SunGift Solar completed the solar install in April this year. Image: Virgin Media.

Virgin Media reduced its carbon emissions year-on-year by more than 6% in 2015, and the company said it owes much of this reduction to a trial run of on-site generation as well as various energy efficiency projects.

The broadband and entertainment provider was one of a number of leading businesses to have installed rooftop solar in the last year, partnering with installation firm SunGift to fit a 36.2kW system to the roof of its offices in Bristol.

Completed in April, the system is contributing as much as 20% to the office’s daily consumption and the panels are expected to save the firm as much as £60,000 over the system’s lifespan.
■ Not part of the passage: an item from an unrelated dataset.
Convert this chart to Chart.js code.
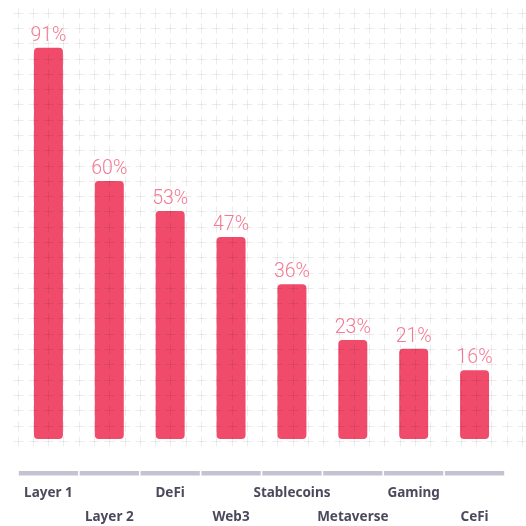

Speaking to Solar Power Portal after the company released its sustainability report last week, Virgin Media's head of sustainability and reporting Katie Buchanan said: “This project is considered the benchmark for any future rollout across the Virgin Media estate. Any future rollout will depend on the investment case and the practicality of each individual site – this technology is very dependent on site structure and orientation of the building.”

While the firm wasn’t ruling out further experiments with solar and other renewables, cuts to the feed-in tariff enacted earlier this year have impacted Virgin Media’s immediate plans.

“Solar technology is evolving all the time and we are constantly reviewing the changes and new technology available. The payback periods are still fairly long, in this case just under 20 years, and the impact of government decisions on feed-in tariffs certainly has an impact.

“Our current focus is on solar as this provides a steady source of energy which is essential for our critical technical sites that provide the backbone to our broadband network.  As technologies improve, in particular energy storage solutions, we will continue to keep an open mind to solutions that can help us to reduce loads and energy costs.”

This theme has emerged as a key driver of activity in the commercial rooftop space as companies seek to meet their green commitments, like those in the RE100, or protect themselves from fluctuating energy prices.